Jakob Friedrich Kammerer – ein schwäbischer Erfinder
Autor: Gustav Weißhardt
Legenden verschleiern heute noch das Bild dieses Mannes. Wer war er? Ein Selfmademan, sagt sein Enkel, der Dramatiker Frank Wedekind, also einer, der aus eigener Kraft emporkam; fügen wir hinzu: ein unruhiger, grüblerischer Kopf, dem es das Leben nicht immer leicht machte, und – der Erfinder des Phosphorstreichholzes. Geboren wurde er 1796 in dem Gäudorf Ehningen als das zweitjüngste von sieben Geschwistern. Der aus dem benachbarten Holzgerlingen stammende Vater war Siebmacher und zog 1810 nach Ludwigsburg, dem schwäbischen Versailles1. Nach dem Tod des Vaters übernahm er die Siebmacherei und pachtete noch die Gastwirtschaft „zur Katharinenpläsir“, überwarf sich jedoch mit dem Besitzer und wurde – Hutmacher. Seine „sommerlichen Rosshaarkappen“, „Weiden- und Rohrhüte“, „modische Seidenhüte“, später auch die von ihm „eingeführten und so beliebten Mostpresstücher“ und „vorzüglichen Siebplatten“, nicht zu vergessen „die wasserdichten Stiefel aus Gummielastikum“ pries der „Kgl. württ. Patenthutfabrikant“ immer wieder im Ludwigsburger Wochenblatt an.

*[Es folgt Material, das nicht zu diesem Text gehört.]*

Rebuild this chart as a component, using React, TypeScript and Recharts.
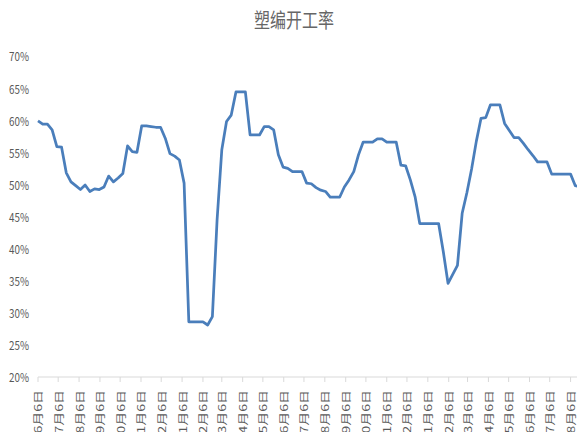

Als einer der ersten erkannte er den Wert der Annonce für das Geschäftsleben, kam zu einigem Vermögen und kaufte 1831 ein Wohnhaus in der Kirchstraße. Durch Gegentausch mit seinen Seidenhüten kam er in den Besitz mehrerer Platinazündmaschinen. Das gebräuchliche Feuerzeug waren damals Stahl, Feuerstein und Zunder. Die Chemiker bemühten sich um die Herstellung besserer Feuerzeuge; doch waren sie teuer und praktisch wenig brauchbar. Kammerer grübelte hier weiter. Nach vielen Versuchen in einem Schuppen hinter dem Haus gelang es ihm, den leicht entzündlichen und starke Hitze erzeugenden Phosphor mit Schwefel und sauerstoffspendendem Kaliumchlorat in einem Zündkopf zu vereinen. Das Phosphorstreichholz war erfunden: 1832.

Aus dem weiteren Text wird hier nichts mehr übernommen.